A few big blows aren’t enough for Chicana to seize control though—a neat little way to show that the rudo can’t quite nut up against our hero and still expect to win. Instead, it’s cunning by evading a charging Aguayo in the corner that gives Chicana the opening to win the second fall of the match.
There’s a similar moment in the third fall when the two struggle over a row of chairs out in the crowd. Chicana throws a big punch that staggers Aguayo briefly. Once they return to the ring though, it’s Aguayo standing tall. Aguayo grabs a hold only for Chicana to headbutt him right in the balls. Such a great dirty tactic from Chicana driven by his inability to get the upper hand.
The third fall really is a wonder. Where the first two focused primarily on the brawling, the third fall sees these two amp up the desperation by throwing everything into the mix. They’re still swinging for the fences, but they also include holds and pinning combinations, as well as some spectacular dives. All of it with the very clear goal of getting that W and the mane of their rival.
Chicana really is the one I come away from this match admiring. It’s not just the magnitude of his selling, but also the precision of it.
Take for example, this bump in the third fall where Aguayo nails a big punch that sends Chicana flying out onto the floor. The bump alone is a marvel, both expressive and organic—at no point does Chicana’s tumble to the floor look anything less than realistic and painful.
But beyond the bump itself, the timing and presence of mind of Chicana on the floor. He waits to be fully upright on the floor until the precise moment that he has to catch Aguayo flying at him with the tope. It’s an amazing display of awareness and timing that so few today can match.
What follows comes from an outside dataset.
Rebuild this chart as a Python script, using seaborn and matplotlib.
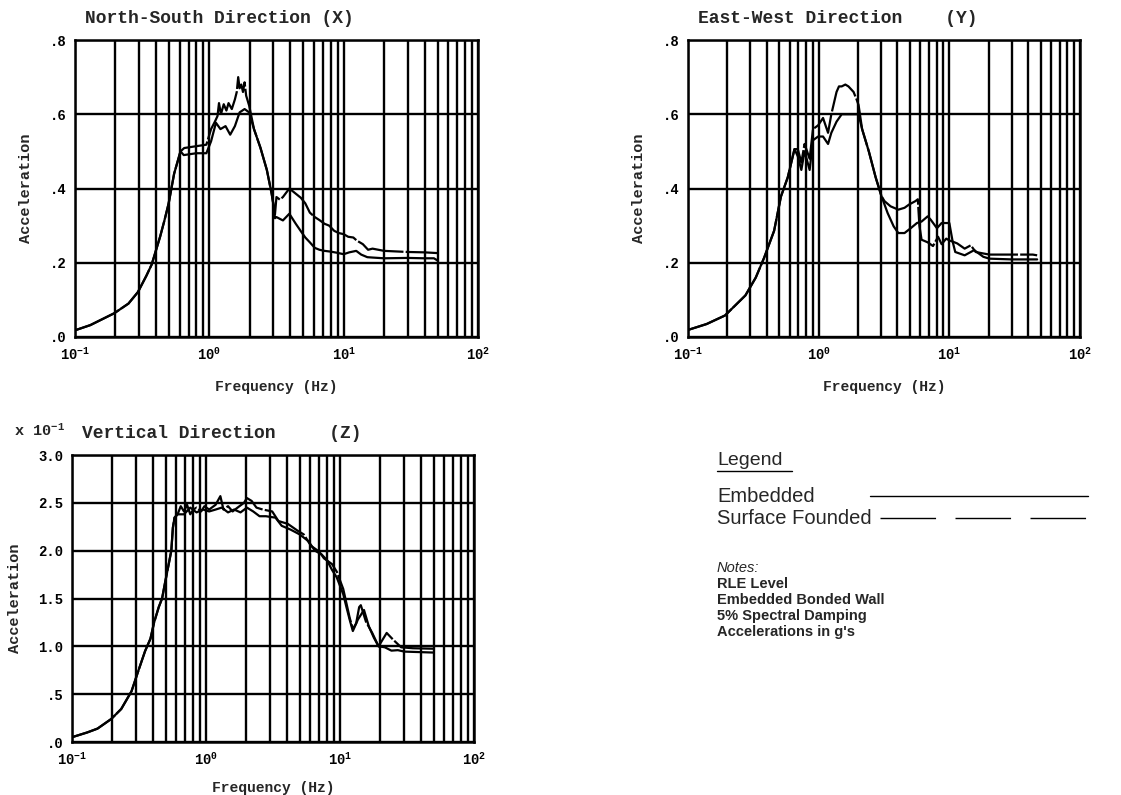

It’s pretty easily one of the best lucha libre matches of the 80s. At one point, I would have said it’s the very best, but I have demured from that idea for now. Recently, I even joked that its punch-centric offense and simple face/heel dynamics made it my favorite Memphis match of the 80s as well.
All that’s to say that there’s a universal quality to this match. It’s told in broad strokes, and all for the better. Its brilliance can’t be ignored.
IS IT BETTER THAN 6/3/94? I love simplicity in a match and Aguayo and Chicana deliver on that promise with a violent apuesta that never lets up. That being said, I think the ambition of 6/3/94 actually does it some credit in this regard. That match too is helped by its wider context. 6/3/94 feels much more like the shifting of the tide in a long history, whereas this apuesta seems to just exist in its own perfect bubble out of time. Nothing inherently wrong with either approach, but I’d give the edge to Misawa and Kawada for this one.